Shean emphasized that EDGE reflects years of proposal and design work, including rigorous internal and external reviews that stress-tested the mission plan for technical, budget and schedule risks.

EDGE was designed around two key measurements highlighted in NASA’s Earth System Explorers Program: mapping the 3D structure of ecosystems, including forests, and measuring small but significant height changes across ice sheets, glaciers and sea ice. While many mission concepts tend to focus on one priority, EDGE combined both in one mission, strengthening the team’s case to address a broader set of Earth science questions.
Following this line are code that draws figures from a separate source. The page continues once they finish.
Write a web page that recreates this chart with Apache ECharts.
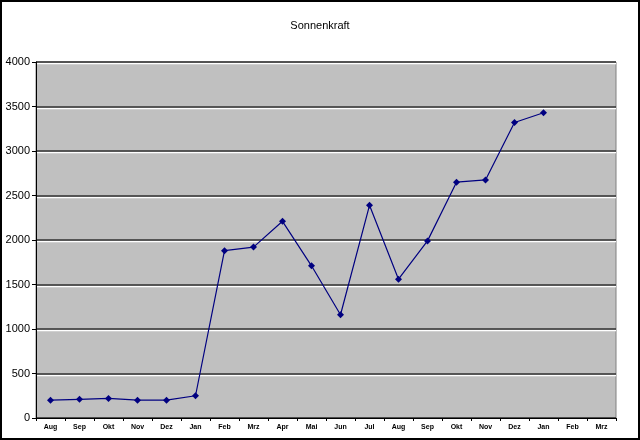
<!DOCTYPE html>
<html><head><meta charset="utf-8">
<script src="https://cdn.jsdelivr.net/npm/echarts@6/dist/echarts.min.js"></script>
<style>html,body{margin:0;padding:0;background:#fff}#c{width:640px;height:440px}</style>
</head><body><div id="c"></div>
<script>
const categories = ['Aug','Sep','Okt','Nov','Dez','Jan','Feb','Mrz','Apr','Mai','Jun','Jul','Aug','Sep','Okt','Nov','Dez','Jan','Feb','Mrz'];
const values = [200,210,220,200,200,250,1880,1920,2210,1710,1160,2390,1560,1990,2650,2675,3320,3430,null,null];
const yTicks = {min:0, max:4000, interval:500};

const chart = echarts.init(document.getElementById('c'), null, {renderer:'canvas'});
chart.setOption({
  animation:false,
  backgroundColor:'#fff',
  title:{text:'Sonnenkraft', left:'center', top:15, textStyle:{fontFamily:'Arial, Liberation Sans', fontSize:11, fontWeight:'normal', color:'#000'}},
  grid:{left:36, right:24, top:62, bottom:22, show:true, backgroundColor:'#C0C0C0', borderColor:'#808080', borderWidth:1},
  xAxis:{type:'category', data:categories, boundaryGap:true,
    axisLine:{lineStyle:{color:'#000', width:1}},
    axisTick:{show:true, length:3, lineStyle:{color:'#000'}},
    axisLabel:{fontFamily:'Arial, Liberation Sans', fontSize:7, fontWeight:'bold', color:'#000', margin:6, interval:0}},
  yAxis:{type:'value', min:yTicks.min, max:yTicks.max, interval:yTicks.interval,
    axisLine:{show:true, lineStyle:{color:'#000', width:1}},
    axisTick:{show:true, length:4, lineStyle:{color:'#000'}},
    axisLabel:{fontFamily:'Arial, Liberation Sans', fontSize:11, color:'#000', margin:6, formatter:function(v){return String(v);}},
    splitLine:{show:true, lineStyle:{color:'#303030', width:1.5, shadowColor:'#ffffff', shadowOffsetY:1.5, shadowBlur:0}}},
  series:[{type:'line', data:values, symbol:'diamond', symbolSize:7,
    itemStyle:{color:'#000080'}, lineStyle:{color:'#000080', width:1.2}, connectNulls:false}],
  graphic:[{type:'rect', shape:{x:1,y:1,width:638,height:438}, style:{fill:'none', stroke:'#000', lineWidth:2}, z:100}]
});
</script></body></html>
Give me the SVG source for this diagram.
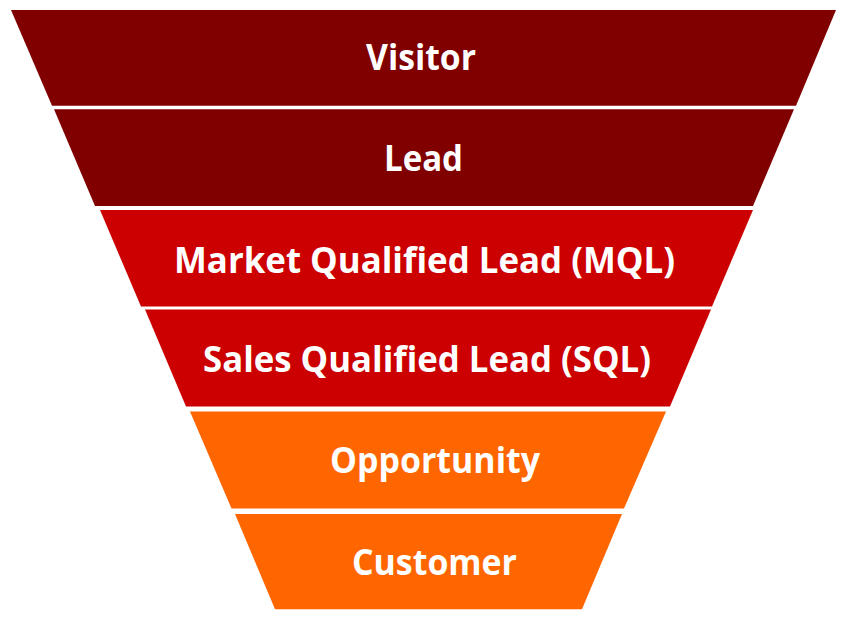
<svg xmlns="http://www.w3.org/2000/svg" width="847" height="617" viewBox="0 0 847 617">
  <style>
    .t { font-family: "Open Sans", "Liberation Sans", Arial, sans-serif; font-weight: bold; font-size: 35.5px; fill: #FFFFFF; }
    .dark { fill: #800000; }
    .red { fill: #CC0000; }
    .orange { fill: #FF6600; }
  </style>
  <rect width="847" height="617" fill="#FFFFFF"/>
  <g id="visitor">
    <polygon class="dark" points="11,10 836,10 796,105.7 52,105.7"/>
    <text class="t" x="366" y="70" textLength="110" lengthAdjust="spacingAndGlyphs">Visitor</text>
  </g>
  <g id="lead">
    <polygon class="dark" points="54,109.3 794,109.3 753,206 95,206"/>
    <text class="t" x="384" y="171" textLength="79" lengthAdjust="spacingAndGlyphs">Lead</text>
  </g>
  <g id="mql">
    <polygon class="red" points="100,210 753,210 712,306.5 141,306.5"/>
    <text class="t" x="174" y="272.5" textLength="501" lengthAdjust="spacingAndGlyphs">Market Qualified Lead (MQL)</text>
  </g>
  <g id="sql">
    <polygon class="red" points="145,309.5 711,309.5 670,406.5 186,406.5"/>
    <text class="t" x="203" y="372" textLength="448" lengthAdjust="spacingAndGlyphs">Sales Qualified Lead (SQL)</text>
  </g>
  <g id="opportunity">
    <polygon class="orange" points="190,411.5 666,411.5 624,508.5 231.5,508.5"/>
    <text class="t" x="330" y="473" textLength="210" lengthAdjust="spacingAndGlyphs">Opportunity</text>
  </g>
  <g id="customer">
    <polygon class="orange" points="235,514 622,514 582,609.3 275,609.3"/>
    <text class="t" x="352" y="575" textLength="165" lengthAdjust="spacingAndGlyphs">Customer</text>
  </g>
  <g id="connectors"/>
</svg>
Those ice measurements help scientists track how much ice is being lost to melting versus gained by snowfall — information that’s critical for understanding sea level rise.

He credited the leadership and engineering teams behind the mission, describing the past 4+ years as a sustained push to prove the mission can meet ambitious science requirements within NASA’s cost cap and technical constraints.

For Shean, the selection is also the culmination of a long-term interest in Earth observation satellite missions and the beginning of a new phase of his career.

“I got involved in research in the first place because I wanted to be part of these satellite missions,” he says.

With EDGE selected, Shean says the hard work shifts from proposal mode to building the hardware and data processing pipelines needed to support rapid scientific use once the satellite is in orbit.

He also sees the mission as a training opportunity for students at the UW, not only to analyze the EDGE data, but to learn firsthand about how large, interdisciplinary NASA satellite missions come together.

“This is a major milestone for the UW, as it formalizes UW leadership and involvement on not one, but two NASA Earth Observation missions,” he says. “I’m excited to bring students onto the EDGE team and train the next generation of UW researchers who will do amazing things with EDGE data in the coming decades.”